What is Religion and Faith?
Religion is ‘the belief in and worship of a superhuman controlling power, or a personal God or Gods’ (Oxford English Dictionary).
Faith is ‘the strong belief in the doctrines of a religion, based on spiritual conviction rather than proof’. (Oxford English Dictionary).
Types of Religions_
Religions are unique from each other in several ways, including their history, places of workshop, religious symbols and scared texts. The most popular religions within the UK are Christianity, Buddhism, Hinduism, Judaism, Islam and Sikhism (Office for National Statistics, 2016).
How to Tackle Faith/Religion-based bullying Behaviour _
Ensure everyone knows about The Equality Act 2010_
This piece of legislation identifies a religion or set of beliefs to be amongst the 9 protected characteristics. As a result, it is illegal to discriminate against someone’s actual or perceived religion or set of beliefs. Furthermore, everyone should be aware that bullying behaviour based on someone’s actual or perceived religion can be classed as a hate crime. You could research and then run an assembly or workshop about The Equality Act to ensure that you and your peers understand the importance of being an Upstander (not a bystander) to faith/religion-based bullying behaviour.
Stopping stereotypes of religions _
You may hear others make sweeping statements or generalisations about someone because of their religion or faith. It is important to not perpetuate any stereotype; this means you should not pass judgement or make a sweeping statement because of an individual’s religion or set of beliefs. It’s also important to be an Upstander (not a bystander) and challenge bullying behaviour when it takes place if you feel safe to do so.

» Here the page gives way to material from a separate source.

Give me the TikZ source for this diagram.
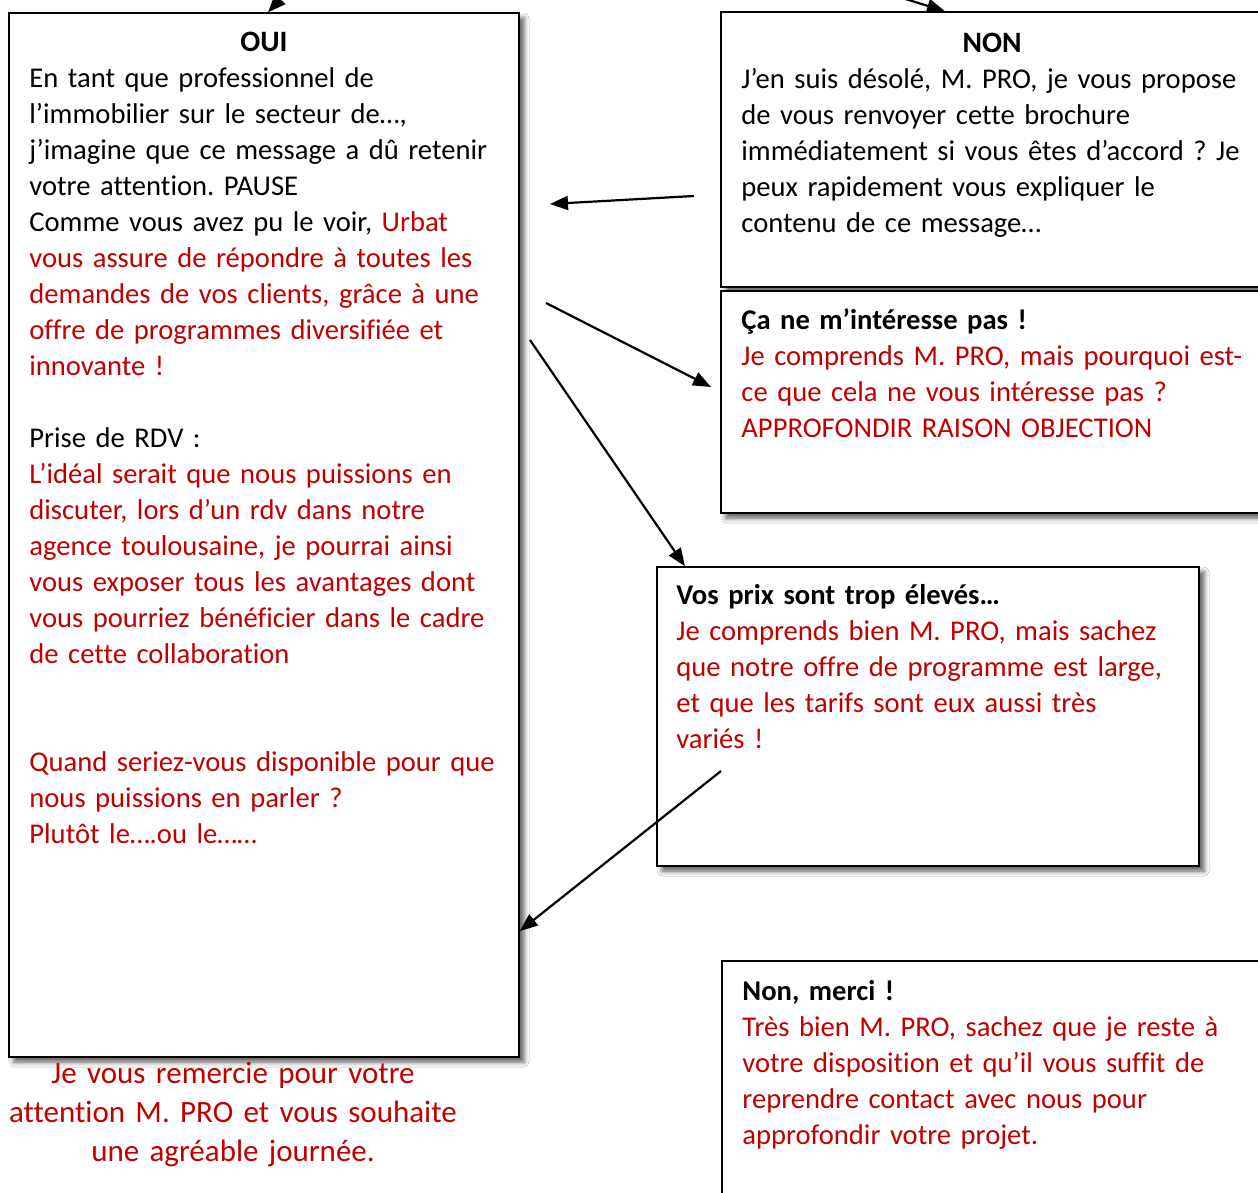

Learning about other religions_
We live in a multi-faith society and it is good practice to educate yourself and your school community on different religions and practices. A lot have similar values and codes to live by including those of peace and kindness. You could display posters around school which showcase all the similarities between religions and celebrate your diverse school community.
An Inclusive School environment_
Under the law, schools should be a welcoming and inclusive environment. This means that you should always feel safe, comfortable and welcome in your school. If you do not, you should contact your teacher, headteacher, SENCO, pastoral lead or school governors within your local authority.
Top tips if you are experiencing bullying related to your religion/faith_
1. Tell someone. Whether the bullying behaviour is online and/or at school, reach out to someone in your support network; this should be someone who you trust, such as a close friend, family member or teacher. It could also be an Anti-Bullying Ambassador trained by The Diana Award. Bullying behaviour can make you feel isolated and alone but it is important to never suffer in silence. You can also use The Diana Award Crisis Messenger, which provides free, 24/7 crisis support across the UK. If you are a young person in crisis, you can text DA to 85258.
2. Stay safe. If you are ever fearful of faith/religion-based bullying behaviour in the playground or when walking home from school, tell a responsible adult. They may be able to put provisions in place to make you feel safe, for example a buddy to walk you home.
3. Gather evidence. Remember the 4 W’s: Who? What? Why? When? This means you should always write down who has been saying what to you, the date, time and location this has taken place and save/screenshot any messages received online.
4. Reach out to others. You can reach out to someone you trust or who is part of your community. Seek help from online communities by reporting or blocking people exhibiting bullying behaviour and seek help from the school senior management team, as they have a legal obligation to protect students from bullying behaviour. If ever in immediate danger, call 999.
5. Never blame yourself. Finally, remember that you bullying behaviour is never ok and that you have every right to practice your beliefs without fear.